How long you must work for Social Security retirement benefits
To qualify for Social Security, you need to earn 40 work credits. You earn a work credit when you pay Social Security taxes on a set amount of money. In 2020, for example, you get one credit for each $1,410 in earnings subject to Social Security tax.
You're allowed to earn a maximum of four credits per year, regardless of how high your total salary is. That means you have to work for at least 10 years and earn the maximum number of work credits during each of them to qualify for Social Security retirement income.
If you work for the minimum 10 years, your benefits likely won't be very high, since the amount you receive is based on average wages over your 35 highest-earning years after adjusting for inflation. You'd have 25 years of $0 wages factored in if you worked for only a decade.
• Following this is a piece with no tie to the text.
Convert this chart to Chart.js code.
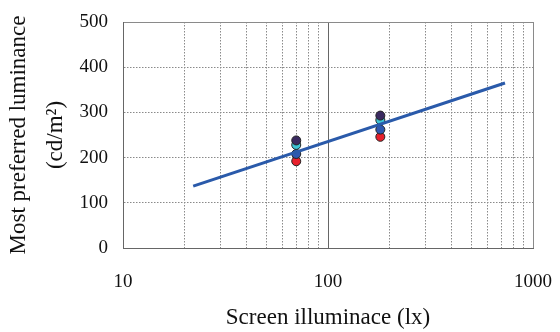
<!DOCTYPE html>
<html>
<head>
<meta charset="utf-8">
<script src="https://cdn.jsdelivr.net/npm/chart.js@4.4.1/dist/chart.umd.min.js"></script>
<style>
  html, body { margin: 0; padding: 0; background: #fff; }
  #wrap { width: 560px; height: 332px; }
</style>
</head>
<body>
<div id="wrap"><canvas id="chart" width="560" height="332"></canvas></div>
<script>
// screen illuminance (lx) of the two test conditions
const illuminance = [70, 180];
// most preferred luminance, one array per marker group
const darkValues = [238, 293];
const cyanValues = [228, 283];
const blueValues = [208, 262];
const redValues = [192, 246];
// regression line end points
const fitX = [22, 730];
const fitY = [137, 365];
// axis ticks
const xGridValues = [10, 20, 30, 40, 50, 60, 70, 80, 90, 100, 200, 300, 400, 500, 600, 700, 800, 900, 1000];
const xTickLabels = [10, 100, 1000];
const yTickValues = [0, 100, 200, 300, 400, 500];

function points(xs, ys) {
    return xs.map((x, i) => ({ x: x, y: ys[i] }));
}

function markerSet(label, values, color) {
    return {
        type: 'scatter',
        label: label,
        data: points(illuminance, values),
        backgroundColor: color,
        borderColor: '#222',
        borderWidth: 1,
        pointRadius: 4.5,
        order: 1
    };
}

const serif = 'Liberation Serif, Times New Roman, serif';
const gridGray = '#8a8a8a';

new Chart(document.getElementById('chart'), {
    type: 'scatter',
    data: {
        datasets: [
            {
                type: 'line',
                label: 'fit',
                data: points(fitX, fitY),
                borderColor: '#2a5aaa',
                borderWidth: 3,
                pointRadius: 0,
                fill: false,
                order: 0
            },
            markerSet('dark', darkValues, '#3a2a60'),
            markerSet('cyan', cyanValues, '#3ec6d6'),
            markerSet('blue', blueValues, '#2e58b0'),
            markerSet('red', redValues, '#e8202c')
        ]
    },
    options: {
        responsive: false,
        animation: false,
        layout: { padding: { top: 22, right: 27, left: 0, bottom: 0 } },
        plugins: {
            legend: { display: false },
            tooltip: { enabled: false }
        },
        scales: {
            x: {
                type: 'logarithmic',
                min: 10,
                max: 1000,
                afterBuildTicks: function(scale) {
                    scale.ticks = xGridValues.map(v => ({ value: v }));
                },
                afterFit: function(scale) {
                    scale.height = 84;
                    scale.paddingLeft = 0;
                    scale.paddingRight = 0;
                },
                ticks: {
                    autoSkip: false,
                    maxRotation: 0,
                    padding: 23,
                    color: '#111',
                    font: { family: serif, size: 19 },
                    callback: function(value) {
                        return xTickLabels.includes(value) ? String(value) : '';
                    }
                },
                grid: {
                    drawTicks: false,
                    lineWidth: 1,
                    color: function(ctx) {
                        return ctx.tick && ctx.tick.value === 100 ? '#666' : gridGray;
                    }
                },
                border: {
                    color: '#666',
                    width: 1,
                    dash: function(ctx) {
                        const v = ctx.tick ? ctx.tick.value : 0;
                        return (v === 100 || v === 1000) ? [] : [1.5, 1.5];
                    }
                },
                title: {
                    display: true,
                    text: 'Screen illuminace (lx)',
                    color: '#111',
                    font: { family: serif, size: 23 },
                    padding: { top: 0, bottom: 0 }
                }
            },
            y: {
                type: 'linear',
                min: 0,
                max: 500,
                afterBuildTicks: function(scale) {
                    scale.ticks = yTickValues.map(v => ({ value: v }));
                },
                afterFit: function(scale) {
                    scale.width = 123;
                    scale.paddingTop = 0;
                    scale.paddingBottom = 0;
                },
                ticks: {
                    padding: 15,
                    color: '#111',
                    font: { family: serif, size: 19 }
                },
                grid: {
                    drawTicks: false,
                    lineWidth: 1,
                    color: gridGray
                },
                border: {
                    color: '#666',
                    width: 1,
                    dash: function(ctx) {
                        const v = ctx.tick ? ctx.tick.value : 0;
                        return v === 500 ? [] : [1.5, 1.5];
                    }
                },
                title: {
                    display: true,
                    text: ['Most preferred luminance', '(cd/m\u00b2)'],
                    color: '#111',
                    font: { family: serif, size: 23, lineHeight: 1.6 },
                    padding: { top: 1, bottom: 0 }
                }
            }
        }
    }
});
</script>
</body>
</html>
But there is a Social Security minimum benefit to ensure most retirees get at least enough money to stay out of poverty.
You may be able to qualify on a spouse's work history if not your own
If you don't have a long enough work history to get benefits, it's possible you'll be entitled to receive Social Security on your spouse's work history.
Spousal benefits are available if you're married, or divorced after at least 10 years of marriage. They entitle you to receive up to 50% of your spouse's benefit. If your current or former spouse has passed away, you may also be able to claim survivors benefits.
Don't assume you won't get benefits just because you didn't work. Spousal or survivors benefits can provide thousands of dollars a year in annual income if you're entitled to them as a retiree.
Make sure you understand how Social Security benefits work
If you'll need to claim Social Security benefits on your own work history, it's very important you work long enough (and pay into the system long enough) to earn a sufficient number of work credits.
If you can't qualify on your own record, you should also know your rights when it comes to spousal and survivors benefits so you don't pass up retirement income that could be available to you.
You can check with the Social Security Administration to find out about your options for claiming benefits and can review your work record online at mySocialSecurity. If you're still not sure what benefits you're entitled to, talking to a financial adviser may be worth it.